Empirical validation
Experiments on benchmark continuous functions (2‑D quadratic, Rosenbrock, high‑dimensional Rastrigin) compare the proposed finite‑time SA (FT‑SA) against a classic SA with a logarithmic cooling schedule and against Hamiltonian Monte Carlo (HMC) used as an optimizer. FT‑SA consistently reaches the prescribed ε‑optimal region within the predicted number of iterations, while classic SA either overshoots the schedule (leading to premature convergence) or requires orders of magnitude more iterations. HMC, although fast per iteration, lacks the explicit ε‑δ guarantee and can become trapped in narrow valleys without careful tuning.

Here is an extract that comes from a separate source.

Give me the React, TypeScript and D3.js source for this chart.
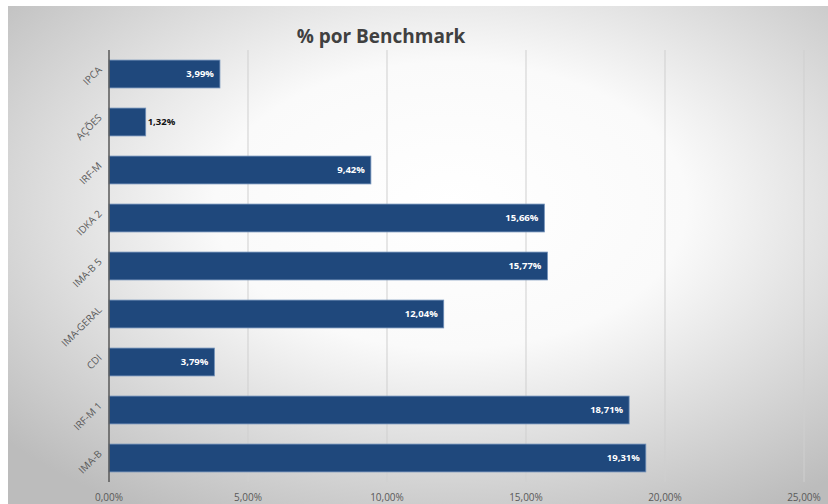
import { useRef, useEffect } from 'react';
import * as d3 from 'd3';

const categories = ['IPCA', 'AÇÕES', 'IRF-M', 'IDKA 2', 'IMA-B 5', 'IMA-GERAL', 'CDI', 'IRF-M 1', 'IMA-B'];
const values = [3.99, 1.32, 9.42, 15.66, 15.77, 12.04, 3.79, 18.71, 19.31];
const ticks = [0, 5, 10, 15, 20, 25];

const W = 828;
const H = 504;
const fmt = (v: number) => v.toFixed(2).replace('.', ',') + '%';

const App = () => {
  const svgRef = useRef<SVGSVGElement>(null);

  useEffect(() => {
    if (!svgRef.current) return;
    const svg = d3.select(svgRef.current);
    svg.selectAll('*').remove();

    const font = "'Open Sans', sans-serif";
    const left = 109, right = 804, top = 50, bottom = 482;

    // background gradient
    const defs = svg.append('defs');
    const bg = defs.append('radialGradient')
      .attr('id', 'bgGrad')
      .attr('cx', '54%').attr('cy', '40%').attr('r', '72%')
      .attr('gradientUnits', 'objectBoundingBox');
    bg.append('stop').attr('offset', '0%').attr('stop-color', '#ffffff');
    bg.append('stop').attr('offset', '40%').attr('stop-color', '#fafafa');
    bg.append('stop').attr('offset', '100%').attr('stop-color', '#bcbcbc');

    svg.append('rect')
      .attr('x', 8).attr('y', 6)
      .attr('width', W - 8).attr('height', H - 6)
      .attr('fill', 'url(#bgGrad)');

    const x = d3.scaleLinear().domain([0, 25]).range([left, right]);
    const y = d3.scaleBand<string>().domain(categories).range([top, bottom]).paddingInner(0.42).paddingOuter(0.21);

    // gridlines
    svg.append('g')
      .selectAll('line')
      .data(ticks.slice(1))
      .enter()
      .append('line')
      .attr('x1', d => x(d)).attr('x2', d => x(d))
      .attr('y1', top).attr('y2', bottom)
      .attr('stroke', '#cfcfcf')
      .attr('stroke-width', 1);

    // tick labels
    svg.append('g')
      .selectAll('text')
      .data(ticks)
      .enter()
      .append('text')
      .attr('x', d => x(d))
      .attr('y', 501)
      .attr('text-anchor', 'middle')
      .attr('font-family', font)
      .attr('font-size', 10)
      .attr('fill', '#595959')
      .text(d => fmt(d));

    // bars
    const data = categories.map((c, i) => ({ c, v: values[i] }));
    svg.append('g')
      .selectAll('rect')
      .data(data)
      .enter()
      .append('rect')
      .attr('x', x(0))
      .attr('y', d => y(d.c)!)
      .attr('width', d => x(d.v) - x(0))
      .attr('height', y.bandwidth())
      .attr('fill', '#1f487c')
      .attr('stroke', '#6f8fb8')
      .attr('stroke-width', 0.8);

    // value labels
    svg.append('g')
      .selectAll('text')
      .data(data)
      .enter()
      .append('text')
      .attr('x', d => (d.v < 2 ? x(d.v) + 2 : x(d.v) - 6))
      .attr('y', d => y(d.c)! + y.bandwidth() / 2)
      .attr('dy', '0.35em')
      .attr('text-anchor', d => (d.v < 2 ? 'start' : 'end'))
      .attr('font-family', font)
      .attr('font-size', 9.5)
      .attr('font-weight', 'bold')
      .attr('fill', d => (d.v < 2 ? '#111111' : '#ffffff'))
      .text(d => fmt(d.v));

    // category labels
    svg.append('g')
      .selectAll('text')
      .data(categories)
      .enter()
      .append('text')
      .attr('transform', d => `translate(${left - 9},${y(d)! + y.bandwidth() / 2 - 6}) rotate(-45)`)
      .attr('text-anchor', 'end')
      .attr('dy', '0.35em')
      .attr('font-family', font)
      .attr('font-size', 10)
      .attr('fill', '#595959')
      .text(d => d);

    // y axis line
    svg.append('line')
      .attr('x1', x(0)).attr('x2', x(0))
      .attr('y1', top).attr('y2', bottom)
      .attr('stroke', '#595959')
      .attr('stroke-width', 1.5);

    // title
    svg.append('text')
      .attr('x', 381)
      .attr('y', 43)
      .attr('text-anchor', 'middle')
      .attr('font-family', font)
      .attr('font-size', 19)
      .attr('font-weight', 'bold')
      .attr('fill', '#404040')
      .text('% por Benchmark');
  }, []);

  return (
    <svg
      ref={svgRef}
      width={W}
      height={H}
      style={{ position: 'absolute', left: 0, top: 0 }}
    />
  );
};

export default App;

Discussion and future work
The paper acknowledges that the current theory requires a bounded domain and Lipschitz continuity; extending the results to unbounded or non‑smooth objectives would demand additional regularization or adaptive truncation techniques. Moreover, the constants α, c, β, and D are treated as design parameters; learning them automatically via meta‑optimization or adaptive control is identified as a promising direction. Finally, the authors suggest that the finite‑time SA framework could be integrated into Bayesian posterior sampling, reinforcement‑learning policy search, and other areas where global exploration with provable guarantees is essential.

In summary, this work delivers the first mathematically rigorous, finite‑time performance guarantees for simulated annealing on continuous domains, establishing a clear bridge between global optimization, Markov chain Monte Carlo theory, and statistical learning’s finite‑sample analysis.